GSA Connects 2021 in Portland, Oregon

Paper No. 28-3
Presentation Time: 9:00 AM-1:00 PM


VALAREZO, Joe1, VALAREZO, Mauricio2 and REYES, Pedro1, (1)Departamento de Geología, Escuela Politécnica Nacional, Ladrón de Guevara E11-253, Quito, 170605, Ecuador, (2)Departamento de Geología y Minas, Universidad Técnica Particular de Loja, San Cayetano Alto, Loja, 110107, Ecuador

The intermontane basins are geographically located to the south of Ecuador and represent continental, marine and transitional sequences, developed during periods of tectonic activity in the Tertiary. They were developed in two stages: i) coastal Pacific stage (15-11 Ma) and ii) intramountain stage (uplift of the Eastern Cordillera, 11-9 Ma). The Gonzanamá-Catamayo Basin is located in the province of Loja and represents the lower part of the sedimentary fill that was tectonically deposited on a hemigraben structure. This basin limits to the west by the Amotape-Tahuín terrane and the Celica Basin, and to the east by the Eastern Cordillera of Ecuador.

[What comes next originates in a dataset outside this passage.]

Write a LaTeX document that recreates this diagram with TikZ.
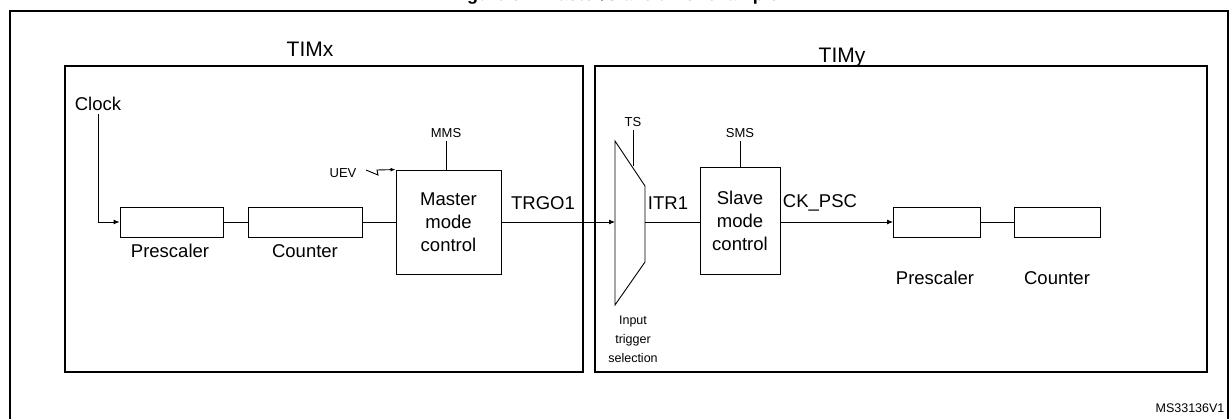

The basement of the Gonzanamá-Catamayo Basin consists of an Eocene-Oligocene volcanic/volcanoclastic stratigraphy of acidic rocks with ZTF ages between 40–25 Ma. The Gonzanamá Formation comprises Early Miocene sediments that represent the oldest lower part of the sedimentary fill in the basin and that constitute the subject of our study.

The lower member of the Gonzanamá Formation comprises Miocene sediments that overlie unconformably by intermediate volcanic and pyroclastic rocks of the Loma Blanca Formation. Sedimentological analysis for this member includes at the base, lithofacies of matrix-supported boulder conglomerate, matrix-supported cobble conglomerate. The upper part of this series consists of inorganic limestones intercalated with irregular to subspherical masses of chert, greenish siltstones, sandstones with phytodebris and coal. This lithofacies association suggests an initial deposition of alluvial fans followed by a deposition of sediments in shallow lakes in a coastal environment.

The middle member of the Gonzanamá Formation includes facies of sandy turbidites, tabular and amalgamed sandstones, black shales, laminated mudstones, fossiliferous limestones and sporadic acidic tuff beds. This facies association suggests deposition in a deep lake influenced by deltaic systems in a coastal environment. Different types of fossils found in this sedimentary sequence such as ostracods, sponge spicules and foraminifera suggest that this basin was located in a brackish water environment. Petrographic analysis of sandstones, heavy mineral data and some levels of tuff in the stratigraphic sequence show that the source area is derived from an active volcanic arc. Therefore, the analyzed stratigraphic section shows the coastal Pacific Stage during the Early Miocene of the Gonzanamá-Catamayo Basin.